Personal information
- Full name: Gilbert Larose
- Alternative name: Gil LaRose
- Born: 13 September 1942 Montreal, Quebec, Canada
- Died: 25 August 2006 (aged 63) Montreal, Quebec
- Height: 5 ft 6 in (1.68 m)

Gymnastics career
- Discipline: Men's artistic gymnastics
- Country represented: Canada
- College team: Michigan Wolverines (1961–1963)

= Gilbert Larose =

Gilbert Larose (also known as Gil LaRose) was a gymnast who was named NCAA all-around champion for the University of Michigan in 1963 and competed for Canada in the 1964 and 1968 Summer Olympics. Larose was the first University of Michigan gymnast to win the NCAA all-around title.

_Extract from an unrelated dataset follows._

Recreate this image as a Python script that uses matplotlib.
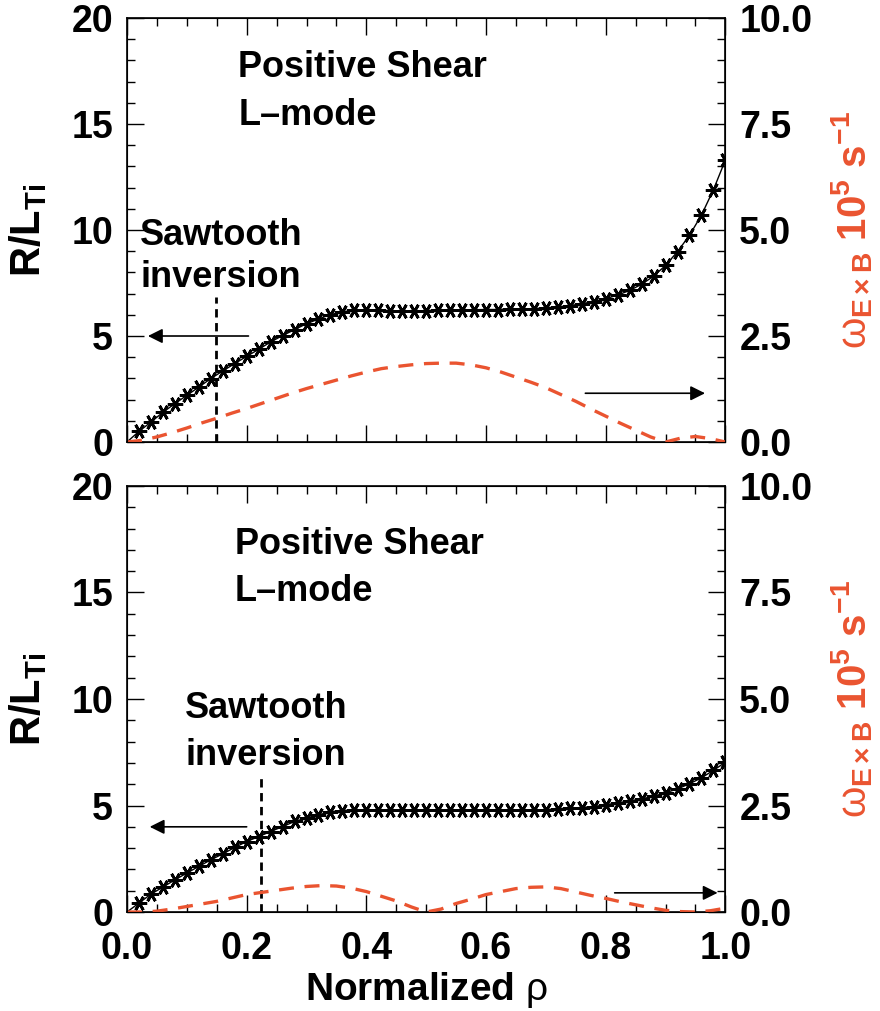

==Early life and education==
Larose was born in Montreal on 13 September 1942.
He attended Immaculate Conception High School, where he played right wing on the school's hockey team. He enjoyed the trampoline and experimented with other gymnastics equipment, quickly becoming a skilled gymnast and winning the Novice Division of the Canadian National Gymnastics Championship in 1957.
He competed as a gymnast while attending the University of Michigan.

==Gymnastics career==
===University of Michigan===
In 1963, Larose was named the All-Around NCAA Champion in gymnastics and won individual titles in Vault (Long Horse) and Horizontal Bar. Winning three NCAA titles in a single year is a university record that has not been repeated or exceeded (as of 2012). The University of Michigan men's gymnastics team (coached by Newt Loken) also won the NCAA Gymnastics Team Championship in 1963.

===Olympics===
====1964====
At the 1964 Summer Olympics in Tokyo, Larose competed in the following gymnastics events:
- Men's Floor Exercise
- Men's Horse Vault
- Men's Parallel Bars
- Men's Horizontal Bar
- Men's Rings
- Men's Pommelled Horse
achieving a rank of 92 in Men's Individual All-Around.

====1968====
At the 1968 Summer Olympics in Mexico City, Larose competed in the following gymnastics events:
- Men's Floor Exercise
- Men's Horse Vault
- Men's Parallel Bars
- Men's Horizontal Bar
- Men's Rings
- Men's Pommelled Horse
achieving a rank of 64 in Men's Individual All-Around and 16 in Men's Team All-Around.

==Later life==
Larose returned to Montreal and became a high school teacher.
He also served as coach of the Ontario-Québec Athletic Association (OQAA) University Conference gymnastics team and eventually died in Montreal on 25 August 2006.

(Note: In 1955 the OQAA was formed from a section of what had been known as the Canadian Intercollegiate Athletic Union. Following several reorganizations, the remaining members changed their name to Ontario Universities Athletic Association in 1971.)